The “ground zero” of greenhouse-gas-induced warming is not as you might suppose on the ground. All the climate models say it's about 10 km straight up above the equator, in the mid-troposphere over the tropics, where we should observe the strongest response to greenhouse gas emissions. Strange, then, that the IPCC goes to great lengths to avoid talking about that region. Perhaps due to the conspicuous lack of warming there. Recently meteorologist John Christy reviewed the evidence and showed what's at stake. The only model predictions that get the troposphere right are the ones that assume greenhouse gases have virtually no warming effect, because it's what the data are showing.
Christy's presentation begins with some simple diagrams that put carbon dioxide emissions into helpful perspective. Relative to natural variations in the factors that drive warming and cooling, changes to greenhouse gas levels only affect the energy budget by about a half a percent. So we should expect greenhouse warming trends to be small.

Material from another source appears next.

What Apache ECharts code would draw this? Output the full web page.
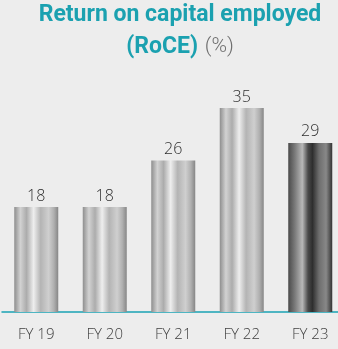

He and his colleagues have shown for many years that that's precisely what the satellite evidence confirms. But climate models tend to predict a lot of warming. As physicist William van Wijngaarden explains in our Simple Physics video, it's not because of CO2. And in fact it’s widely accepted even among alarmists that greenhouse gases don't cause much warming directly.
What does happen, or should, or might, according to the theories that drive the models, is that the small change GHGs trigger changes in atmospheric water vapour and cloud cover in ways that cause an amplified “greenhouse effect”. But nobody really knows how water vapour and clouds behave, in response to warming or anything else. So especially given the ruckus about “evidence-based decision-making” the model predictions absolutely need to be checked against the data, and as Christy shows, when that's done, the models look ridiculous. On average they predict about three times too much warming in the tropical troposphere (which is not redundant because troposphere does not mean “tropical atmosphere”; it’s the lowest layer of the atmosphere, between about 6 and 18 km deep depending where you are, in which almost all weather happens).
Christy also describes his efforts to get the Intergovernmental Panel on Climate Change to take note of the discrepancy. As a reviewer for the IPCC, he insisted that they show the data. So they did, reluctantly slipping the charts into a supplemental appendix that was published online after the report was printed, in a place nobody would think to look. The chart compared warming predictions all through the atmosphere to predictions from two types of models: those run with greenhouse-gas-induced warming, and those run with no greenhouse gas warming. The first batch doesn't overlap with the observations at all: They predict far too much warming all the way up to the top of the troposphere. The second batch matches the observations perfectly. The atmosphere is acting as if carbon dioxide has no effect at all. The very air we breath is a “denier”.
To make the story truly fitting as a parable of modern science, Christy then shows that the next generation of climate models, rather than dialing down the warming to match the data, are showing even stronger warming than before. And he predicts, glumly, that the quaint notion that when it has become clear that global warming theories don't match the data, it's more likely that the data will be ignored rather than the theories.